《靖边往事》之一个时代的悲伤--马国堂

民生   2024-10-02 10:08   陕西  


上世纪70年代左右,满张畔街上的人有可能不认识县长书记,但是有一个人却是家喻广晓,大人小娃没有一个人不认识他的--这个人叫“马国堂”。

准备写“马国堂”时,老街上人劝我:这个人有什么写的?不过是一个疯子、一个讨吃子而已。对家乡没有一点儿的贡献,你拿什么给他树碑立传?

夜里我在书桌前思索:一个人能在这人世间走上一遭,绝对是有他存在意义的,或岑彭马武,或温柔敦厚,或给后人警示。我这个老街扒子不写,这类连串系子也提不上的小人物,更没什么喜欢“宏大叙事的文人们”有兴趣去写“马国堂”们了,毕竟他是一个时代的悲伤的缩影,是一个时代的可怜记忆。

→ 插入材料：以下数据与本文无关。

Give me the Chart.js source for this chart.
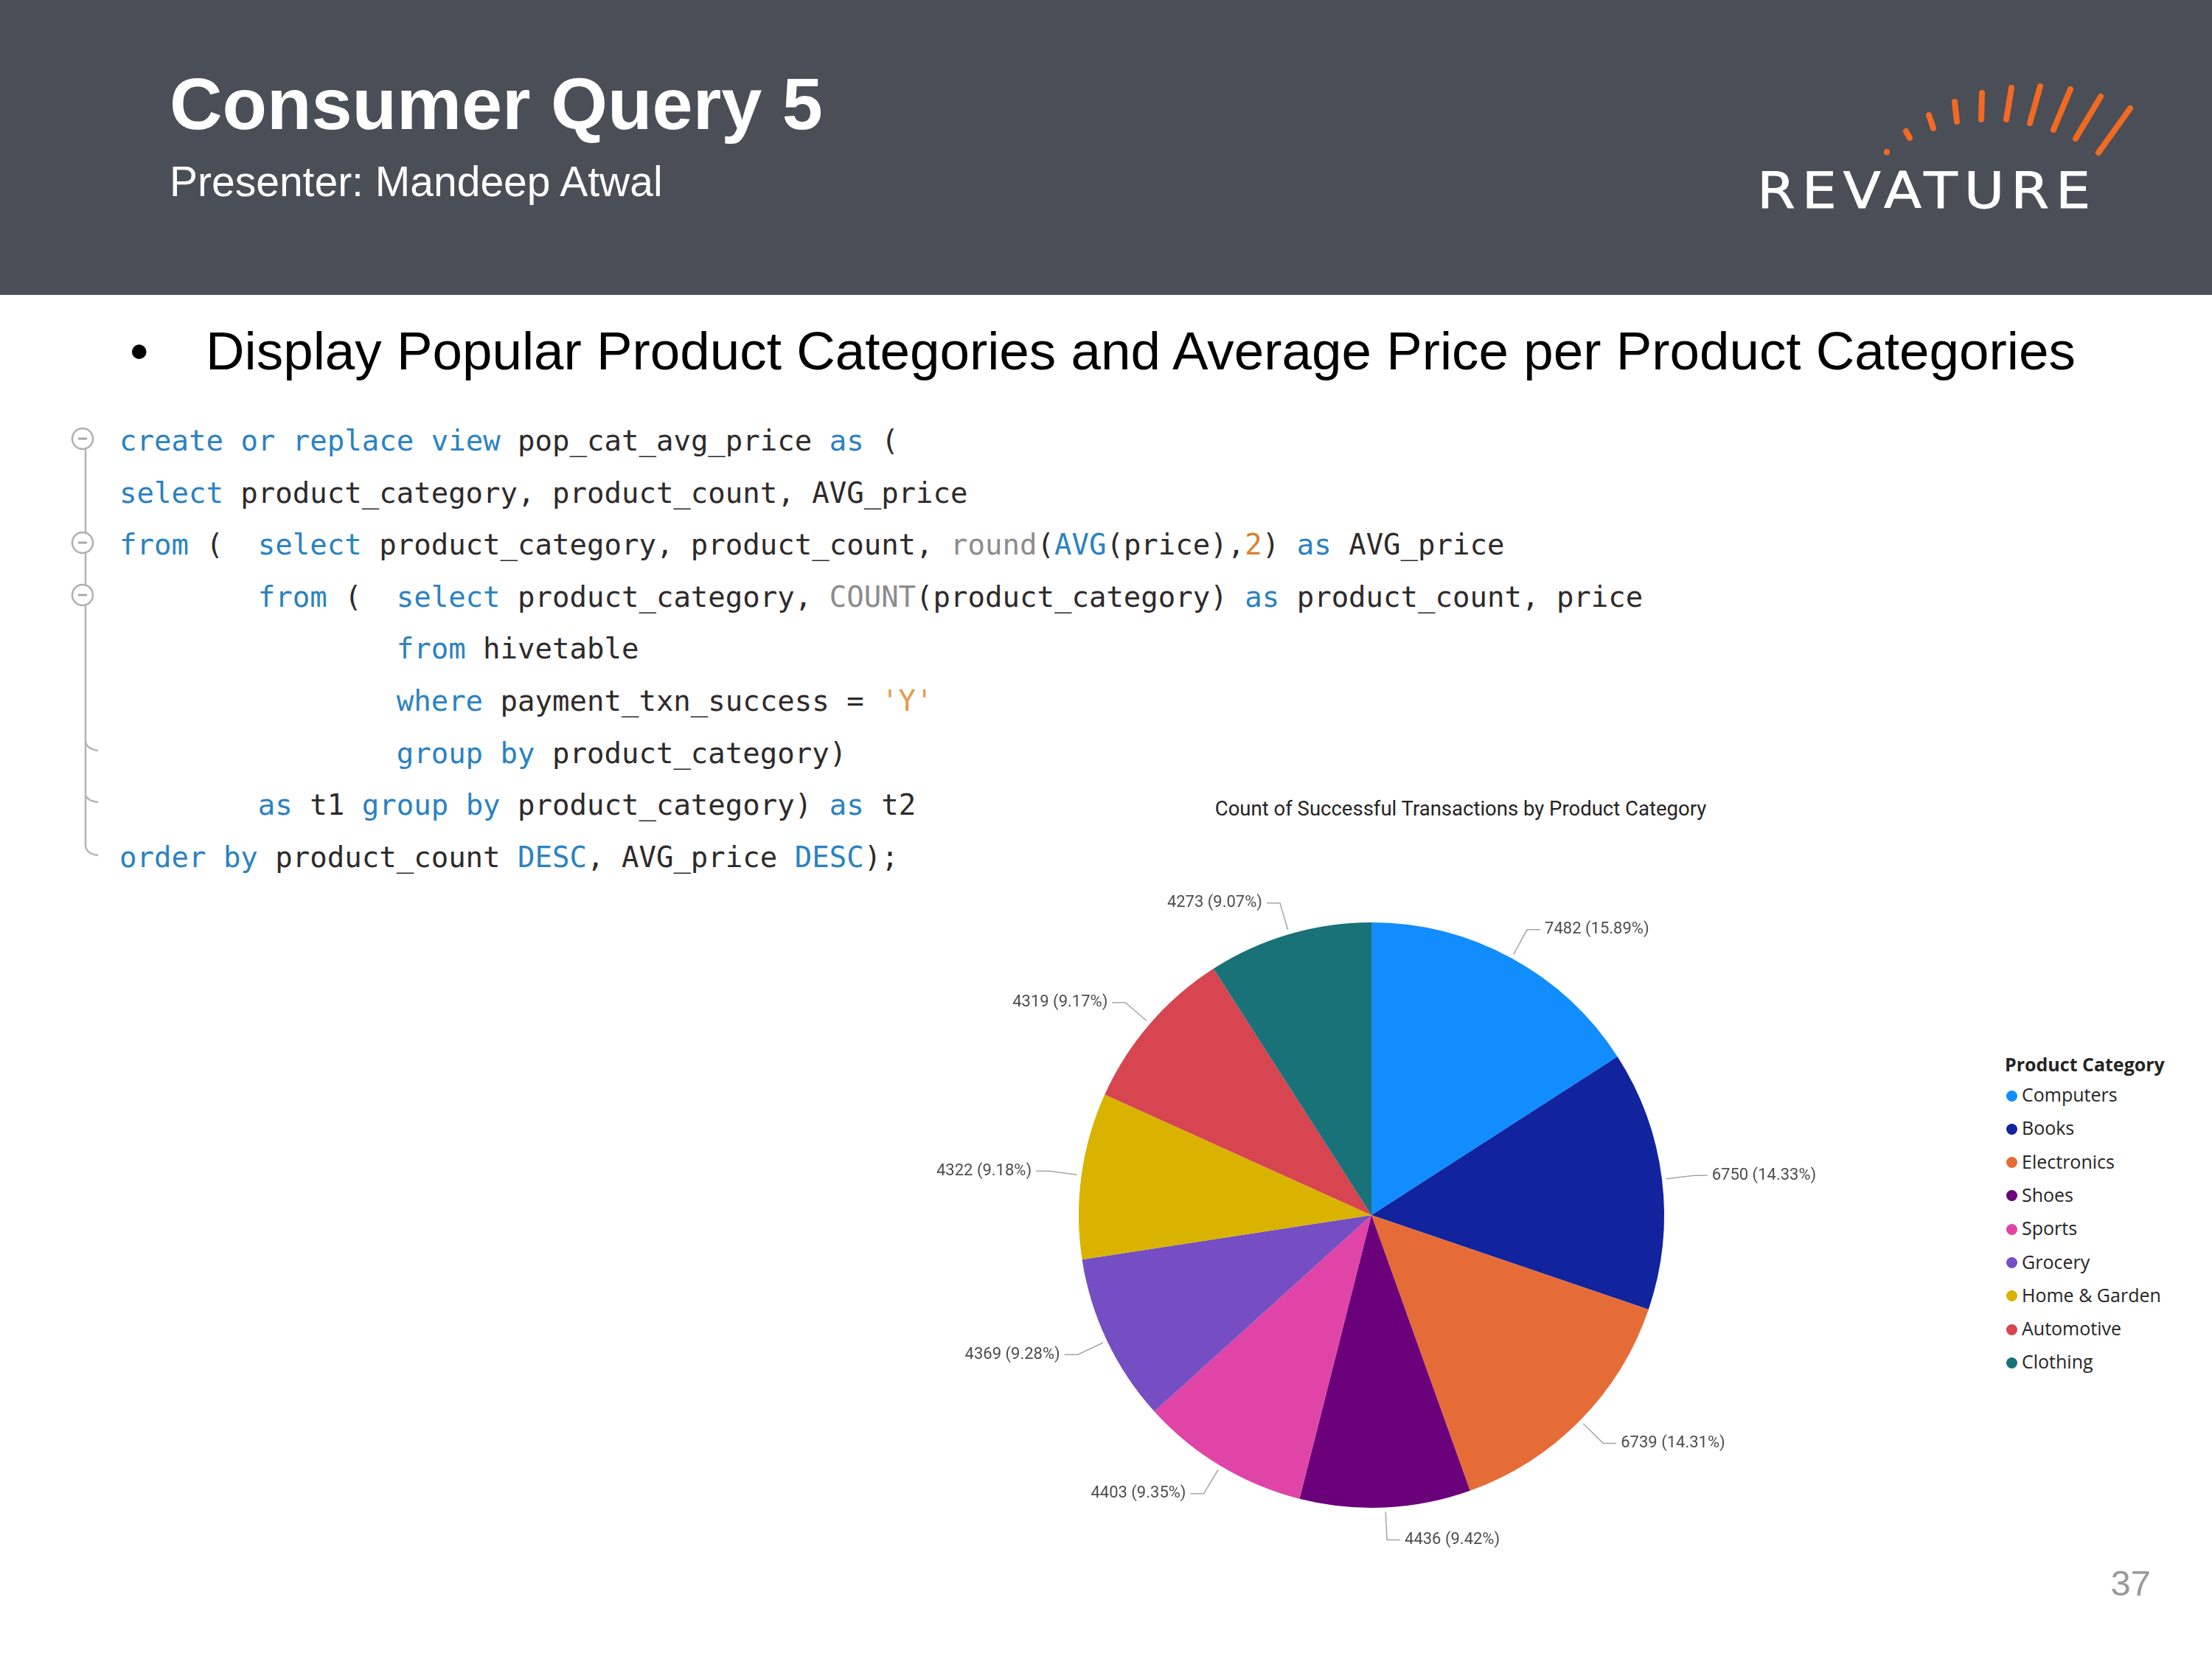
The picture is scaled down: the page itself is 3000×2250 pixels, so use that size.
<!DOCTYPE html>
<html><head><meta charset="utf-8">
<script src="https://cdn.jsdelivr.net/npm/chart.js@4.4.1/dist/chart.umd.min.js"></script>
<style>
html,body{margin:0;padding:0;background:#fff;}
body{width:3000px;height:2250px;position:relative;overflow:hidden;font-family:"Liberation Sans",Arial,sans-serif;}
.abs{position:absolute;white-space:pre;}
#header{position:absolute;left:0;top:0;width:3000px;height:400px;background:#4a4e57;}
#title{left:230px;top:91px;font-size:99px;line-height:99px;font-weight:bold;color:#fff;}
#subtitle{left:230px;top:218px;font-size:57px;line-height:57px;color:#fff;}
#bullet{left:176px;top:439px;font-size:72.8px;line-height:73px;color:#000;}
#bullettext{left:279px;top:439px;font-size:72.8px;line-height:73px;color:#000;}
#code{left:162px;top:563px;font-family:"DejaVu Sans Mono",monospace;font-size:39px;letter-spacing:0px;line-height:70.6px;color:#2e2a2a;}
.kw{color:#2a82c2;}
.fn{color:#8c8c8c;}
.num{color:#d9822b;}
.str{color:#e39a4a;}
#chartTitle{left:1481px;width:1000px;text-align:center;top:1083px;font-family:Roboto,sans-serif;font-size:27.5px;line-height:27px;color:#252423;}
#chartBox{position:absolute;left:1200px;top:1150px;width:1400px;height:1000px;}
#legend{position:absolute;left:2712px;top:1431px;font-family:"Open Sans",sans-serif;color:#252423;}
#legendTitle{position:absolute;left:7px;top:0;font-weight:bold;font-size:25px;line-height:25px;white-space:pre;}
.li{position:absolute;left:0;white-space:pre;font-size:25px;line-height:25px;}
.dot{position:absolute;left:8.5px;top:6.5px;width:15px;height:15px;border-radius:50%;}
.lt{position:absolute;left:30px;top:0;}
#page{right:83px;top:2123px;font-size:49px;line-height:49px;color:#9a9a9a;}
</style>
</head><body>
<div id="header"></div>
<div class="abs" id="title">Consumer Query 5</div>
<div class="abs" id="subtitle">Presenter: Mandeep Atwal</div>
<svg style="position:absolute;left:0;top:0" width="3000" height="400">
  <g stroke="#f26a21" stroke-width="8" stroke-linecap="round" fill="none">
    <line x1="2559" y1="206" x2="2559" y2="206.5"/>
    <line x1="2585" y1="178" x2="2590" y2="187"/>
    <line x1="2616" y1="156" x2="2622" y2="174"/>
    <line x1="2651" y1="138" x2="2654" y2="165"/>
    <line x1="2688" y1="126" x2="2687" y2="162"/>
    <line x1="2728" y1="119" x2="2721" y2="162"/>
    <line x1="2767" y1="117" x2="2753" y2="167"/>
    <line x1="2808" y1="121" x2="2785" y2="176"/>
    <line x1="2849" y1="131" x2="2815" y2="188"/>
    <line x1="2889" y1="147" x2="2846" y2="207"/>
  </g>
  <text x="2383" y="282" font-family="'DejaVu Sans', sans-serif" font-size="67" letter-spacing="8" fill="#fff" stroke="#fff" stroke-width="0.8" textLength="461" lengthAdjust="spacingAndGlyphs">REVATURE</text>
</svg>
<div class="abs" id="bullet">•</div>
<div class="abs" id="bullettext">Display Popular Product Categories and Average Price per Product Categories</div>

<svg style="position:absolute;left:0;top:0" width="300" height="1250">
  <g stroke="#b4b4b4" stroke-width="2.5" fill="none">
    <line x1="116" y1="605" x2="116" y2="1147"/>
    <path d="M116 1147 Q117 1158 133 1160"/>
    <path d="M116 1006 Q118 1016 133 1018"/>
    <path d="M116 1078 Q118 1086 133 1088"/>
  </g>
  <g stroke="#b0b0b0" stroke-width="2.5" fill="#fff">
    <circle cx="112" cy="595" r="14"/>
    <circle cx="112" cy="736" r="14"/>
    <circle cx="112" cy="807" r="14"/>
  </g>
  <g stroke="#a8a8a8" stroke-width="3">
    <line x1="106" y1="595" x2="118" y2="595"/>
    <line x1="106" y1="736" x2="118" y2="736"/>
    <line x1="106" y1="807" x2="118" y2="807"/>
  </g>
</svg>
<div class="abs" id="code"><span class="kw">create</span> <span class="kw">or</span> <span class="kw">replace</span> <span class="kw">view</span> pop_cat_avg_price <span class="kw">as</span> (
<span class="kw">select</span> product_category, product_count, AVG_price
<span class="kw">from</span> (  <span class="kw">select</span> product_category, product_count, <span class="fn">round</span>(<span class="kw">AVG</span>(price),<span class="num">2</span>) <span class="kw">as</span> AVG_price
        <span class="kw">from</span> (  <span class="kw">select</span> product_category, <span class="fn">COUNT</span>(product_category) <span class="kw">as</span> product_count, price
                <span class="kw">from</span> hivetable
                <span class="kw">where</span> payment_txn_success = <span class="str">'Y'</span>
                <span class="kw">group</span> <span class="kw">by</span> product_category)
        <span class="kw">as</span> t1 <span class="kw">group</span> <span class="kw">by</span> product_category) <span class="kw">as</span> t2
<span class="kw">order</span> <span class="kw">by</span> product_count <span class="kw">DESC</span>, AVG_price <span class="kw">DESC</span>);</div>

<div class="abs" id="chartTitle">Count of Successful Transactions by Product Category</div>
<div id="chartBox"><canvas id="c" width="1400" height="1000"></canvas></div>
<div id="legend"></div>
<div class="abs" id="page">37</div>

<script>
const categories = ["Computers","Books","Electronics","Shoes","Sports","Grocery","Home & Garden","Automotive","Clothing"];
const counts = [7482, 6750, 6739, 4436, 4403, 4369, 4322, 4319, 4273];
const colors = ["#118DFF","#12239E","#E66C37","#6B007B","#E044A7","#744EC2","#D9B300","#D64550","#197278"];
const legendTitle = "Product Category";

// legend
const lg = document.getElementById('legend');
const lt = document.createElement('div'); lt.id = 'legendTitle'; lt.textContent = legendTitle; lg.appendChild(lt);
categories.forEach((c, i) => {
  const row = document.createElement('div'); row.className = 'li';
  row.style.top = (41 + i * 45.3) + 'px';
  const d = document.createElement('div'); d.className = 'dot'; d.style.background = colors[i];
  const t = document.createElement('div'); t.className = 'lt'; t.textContent = c;
  row.appendChild(d); row.appendChild(t); lg.appendChild(row);
});

const outsideLabels = {
  id: 'outsideLabels',
  afterDatasetsDraw(chart) {
    const ctx = chart.ctx;
    const meta = chart.getDatasetMeta(0);
    const data = chart.data.datasets[0].data;
    const total = data.reduce((a, b) => a + b, 0);
    ctx.save();
    ctx.font = '22px Roboto';
    ctx.textBaseline = 'middle';
    meta.data.forEach((arc, i) => {
      const p = arc.getProps(['x','y','startAngle','endAngle','outerRadius'], true);
      const mid = (p.startAngle + p.endAngle) / 2;
      const cx = Math.cos(mid), cy = Math.sin(mid);
      const x0 = p.x + cx * (p.outerRadius + 6), y0 = p.y + cy * (p.outerRadius + 6);
      const x1 = p.x + cx * (p.outerRadius + 44), y1 = p.y + cy * (p.outerRadius + 44);
      const side = cx >= 0 ? 1 : -1;
      const x2 = x1 + side * 18;
      ctx.strokeStyle = '#a6a6a6';
      ctx.lineWidth = 1.5;
      ctx.beginPath(); ctx.moveTo(x0, y0); ctx.lineTo(x1, y1); ctx.lineTo(x2, y1); ctx.stroke();
      ctx.fillStyle = '#4d4d4d';
      ctx.textAlign = side > 0 ? 'left' : 'right';
      ctx.fillText(data[i] + ' (' + (data[i] / total * 100).toFixed(2) + '%)', x2 + side * 6, y1);
    });
    ctx.restore();
  }
};

new Chart(document.getElementById('c'), {
  type: 'pie',
  data: {
    labels: categories,
    datasets: [{ data: counts, backgroundColor: colors, borderWidth: 0 }]
  },
  options: {
    responsive: false,
    devicePixelRatio: 1,
    animation: false,
    radius: 397,
    layout: { padding: { left: 0, right: 80, top: 0, bottom: 4 } },
    plugins: { legend: { display: false }, title: { display: false }, tooltip: { enabled: false } },
    events: []
  },
  plugins: [outsideLabels]
});
</script>
</body></html>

趁我现在还能写,就写一下这个被贫穷选中的疯癫少年,以向诸位乡亲们对比一下今天生活到底是痛苦还是幸福。

(图片由AI生成)

马国堂的标准形象是,常年穿着套闩闩整整的中山装,最上面的钮扣冬无夏晌系的死紧死紧,胸口的衣兜常常插两根以上的钢笔,手中拖着一根油黑的卜浪(柳棒)当当作响,头发凌乱不堪,手指在空气中不时地写写划划,口中念念有词,不知道说叨些什么。

马国堂是靖边县天赐湾人(时属杨米涧公社),他在上小学2年级时因为丢了父母为他下血本买的一枝钢笔而自责不已----当时的钢笔可是只有“公家人”才能拿得起,马国堂翻遍了教室内外,搜遍了沟沟岔岔,找遍了家里家外,连个笔影影也没有找着,一下子急火攻心,从此疯掉了。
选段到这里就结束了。